▶ Work to be completed:
For each line below that contains the string "matplotlib", copy that line.
— START Supplied material —
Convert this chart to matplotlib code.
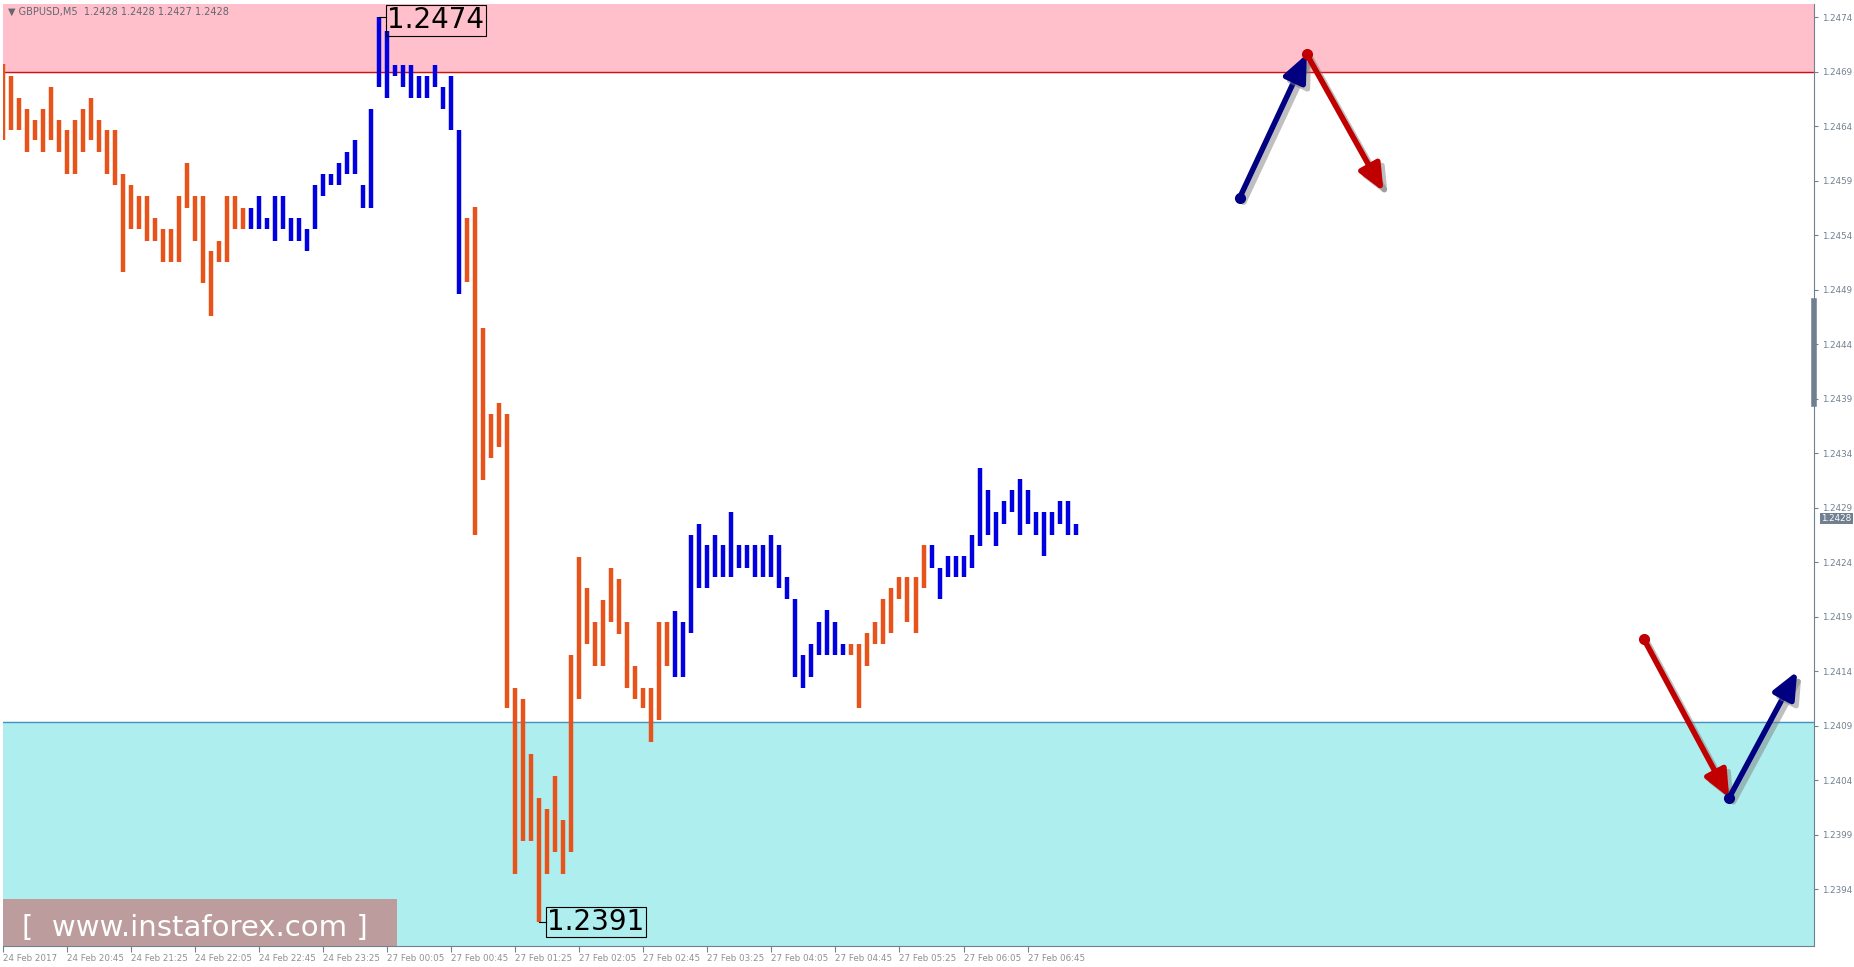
import matplotlib
matplotlib.use("Agg")
import matplotlib.pyplot as plt
from matplotlib.patches import Rectangle
import matplotlib.patheffects as pe

highs = [1.24697,1.24686,1.24666,1.24656,1.24646,1.24656,1.24676,1.24646,1.24636,1.24646,
         1.24656,1.24666,1.24646,1.24636,1.24636,1.24596,1.24586,1.24576,1.24576,1.24556,
         1.24546,1.24546,1.24576,1.24606,1.24576,1.24576,1.24525,1.24535,1.24576,1.24576,
         1.24565,1.24565,1.24576,1.24556,1.24576,1.24576,1.24556,1.24556,1.24546,1.24586,
         1.24596,1.24596,1.24606,1.24616,1.24627,1.24586,1.24656,1.2474,1.24727,1.24696,
         1.24696,1.24696,1.24686,1.24686,1.24696,1.24676,1.24686,1.24636,1.24556,1.24566,
         1.24455,1.24376,1.24386,1.24376,1.24125,1.24115,1.24064,1.24024,1.24014,1.24044,
         1.24004,1.24155,1.24245,1.24216,1.24185,1.24205,1.24235,1.24225,1.24185,1.24145,
         1.24125,1.24125,1.24185,1.24185,1.24195,1.24185,1.24265,1.24275,1.24256,1.24265,
         1.24256,1.24286,1.24256,1.24256,1.24256,1.24256,1.24265,1.24256,1.24226,1.24206,
         1.24155,1.24165,1.24185,1.24196,1.24185,1.24165,1.24165,1.24165,1.24175,1.24185,
         1.24206,1.24216,1.24226,1.24226,1.24226,1.24256,1.24256,1.24235,1.24246,1.24246,
         1.24246,1.24265,1.24326,1.24306,1.24286,1.24296,1.24306,1.24316,1.24306,1.24286,
         1.24286,1.24286,1.24296,1.24296,1.24275]
lows = [1.24627,1.24636,1.24636,1.24616,1.24627,1.24616,1.24627,1.24616,1.24596,1.24596,
        1.24616,1.24627,1.24616,1.24596,1.24586,1.24506,1.24546,1.24546,1.24535,1.24535,
        1.24515,1.24515,1.24515,1.24565,1.24535,1.24496,1.24466,1.24515,1.24515,1.24546,
        1.24546,1.24546,1.24546,1.24546,1.24535,1.24546,1.24535,1.24535,1.24525,1.24546,
        1.24576,1.24586,1.24586,1.24596,1.24596,1.24565,1.24565,1.24676,1.24666,1.24686,
        1.24676,1.24666,1.24666,1.24666,1.24676,1.24656,1.24636,1.24486,1.24497,1.24265,
        1.24315,1.24336,1.24346,1.24106,1.23954,1.23984,1.23984,1.2391,1.23954,1.23974,
        1.23954,1.23974,1.24115,1.24165,1.24145,1.24145,1.24185,1.24174,1.24125,1.24115,
        1.24106,1.24075,1.24095,1.24145,1.24135,1.24135,1.24175,1.24216,1.24216,1.24226,
        1.24226,1.24226,1.24235,1.24235,1.24226,1.24226,1.24226,1.24216,1.24206,1.24135,
        1.24125,1.24135,1.24155,1.24155,1.24155,1.24155,1.24155,1.24106,1.24145,1.24165,
        1.24165,1.24175,1.24206,1.24185,1.24175,1.24216,1.24235,1.24206,1.24226,1.24226,
        1.24226,1.24235,1.24255,1.24265,1.24255,1.24275,1.24286,1.24265,1.24275,1.24265,
        1.24246,1.24265,1.24275,1.24265,1.24265]
# wave segments: (first bar, last bar, colour key)
segments = [(0, 30, "o"), (31, 57, "b"), (58, 83, "o"), (84, 105, "b"), (106, 115, "o"), (116, 134, "b")]
x_labels = ["24 Feb 2017", "24 Feb 20:45", "24 Feb 21:25", "24 Feb 22:05", "24 Feb 22:45", "24 Feb 23:25",
            "27 Feb 00:05", "27 Feb 00:45", "27 Feb 01:25", "27 Feb 02:05", "27 Feb 02:45", "27 Feb 03:25",
            "27 Feb 04:05", "27 Feb 04:45", "27 Feb 05:25", "27 Feb 06:05", "27 Feb 06:45"]
y_ticks = [1.2394, 1.2399, 1.2404, 1.2409, 1.2414, 1.2419, 1.2424, 1.2429, 1.2434,
           1.2439, 1.2444, 1.2449, 1.2454, 1.2459, 1.2464, 1.2469, 1.2474]
resistance = 1.2469
support = 1.24093
last_price = 1.2428
# forecast arrows (bar position, price)
up_forecast = [(154.5, 1.24574), (162.9, 1.24706), (172.5, 1.24580)]
down_forecast = [(205.0, 1.24170), (215.7, 1.24024), (224.2, 1.24140)]

ORANGE = "#e8531c"
BLUE = "#0000e0"
NAVY = "#000080"
DRED = "#c00000"

fig = plt.figure(figsize=(18.54, 9.67), dpi=100)
fig.patch.set_facecolor("white")
L, R, B, T = 3/1854, 1814/1854, 1 - 946/967, 1 - 4/967
ax = fig.add_axes([L, B, R - L, T - B])
ymin, ymax = 1.23888, 1.24752
xmin, xmax = -0.05, 226.3
ax.set_xlim(xmin, xmax)
ax.set_ylim(ymin, ymax)

ax.axhspan(resistance, ymax, color="#ffc0cb", zorder=0)
ax.axhline(resistance, color="#d01010", lw=1, zorder=1)
ax.axhspan(ymin, support, color="#afeeee", zorder=0)
ax.axhline(support, color="#4a90c0", lw=1, zorder=1)

for a, b, c in segments:
    xs = list(range(a, b + 1))
    ax.vlines(xs, [lows[i] for i in xs], [highs[i] for i in xs],
              colors=ORANGE if c == "o" else BLUE, lw=3.2, zorder=3)

# price labels
ax.plot([47, 47.8], [highs[47], highs[47]], color="black", lw=0.8, zorder=4)
ax.text(48.0, highs[47] - 0.00003, "1.2474", fontsize=20, va="center", ha="left", zorder=5,
        bbox=dict(boxstyle="square,pad=0.05", fc="none", ec="black", lw=0.8))
ax.plot([67, 67.8], [lows[67], lows[67]], color="black", lw=0.8, zorder=4)
ax.text(68.0, lows[67], "1.2391", fontsize=20, va="center", ha="left", zorder=5,
        bbox=dict(boxstyle="square,pad=0.05", fc="none", ec="black", lw=0.8))

shadow = [pe.SimpleLineShadow(offset=(3, -3), shadow_color="gray", alpha=0.5), pe.Normal()]

def arrow(p0, p1, color):
    ax.annotate("", xy=p1, xytext=p0, zorder=6,
                arrowprops=dict(arrowstyle="-|>,head_length=1.6,head_width=0.7", color=color, lw=4,
                                shrinkA=0, shrinkB=0, path_effects=shadow))
    ax.plot([p0[0]], [p0[1]], "o", color=color, ms=7, zorder=7)

arrow(up_forecast[0], up_forecast[1], NAVY)
arrow(up_forecast[1], up_forecast[2], DRED)
arrow(down_forecast[0], down_forecast[1], DRED)
arrow(down_forecast[1], down_forecast[2], NAVY)

# axes styling
for s in ["top", "left"]:
    ax.spines[s].set_visible(False)
ax.spines["right"].set_color("#708090")
ax.spines["bottom"].set_color("#708090")
ax.yaxis.tick_right()
ax.set_yticks(y_ticks)
ax.set_yticklabels([f"{v:.4f}" for v in y_ticks], fontsize=6.3, color="#708090")
ax.tick_params(axis="y", length=3, color="#708090", pad=3)
ax.set_xticks([8 * i for i in range(len(x_labels))])
ax.set_xticklabels(x_labels, fontsize=6.3, color="#909090", ha="left")
ax.tick_params(axis="x", length=4, color="#708090", pad=2)

ax.text(1.004, last_price, "1.2428", transform=ax.get_yaxis_transform(), fontsize=6.3, color="white",
        va="center", ha="left", zorder=8,
        bbox=dict(boxstyle="square,pad=0.15", fc="#708090", ec="none"))
ax.plot([1.0, 1.0], [1.24385, 1.2448], transform=ax.get_yaxis_transform(), color="#708090",
        lw=4, clip_on=False, zorder=8)

fig.text(8/1854, 1 - 12/967, "▼ GBPUSD,M5  1.2428 1.2428 1.2427 1.2428", fontsize=7,
         color="#606870", va="center", ha="left")

# watermark
fig.patches.append(Rectangle((3/1854, 1 - 946/967), 394/1854, 47/967, transform=fig.transFigure,
                             fc="#c08888", ec="none", alpha=0.8, zorder=10))
fig.text(22/1854, 1 - 928/967, "[  www.instaforex.com ]", fontsize=21, color="white", va="center",
         ha="left", zorder=11)

fig.savefig("out.png", dpi=100)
— END Supplied material —
▶ Solution to this exercise:
Convert this chart to matplotlib code.
import matplotlib
matplotlib.use("Agg")
import matplotlib.pyplot as plt
from matplotlib.patches import Rectangle
import matplotlib.patheffects as pe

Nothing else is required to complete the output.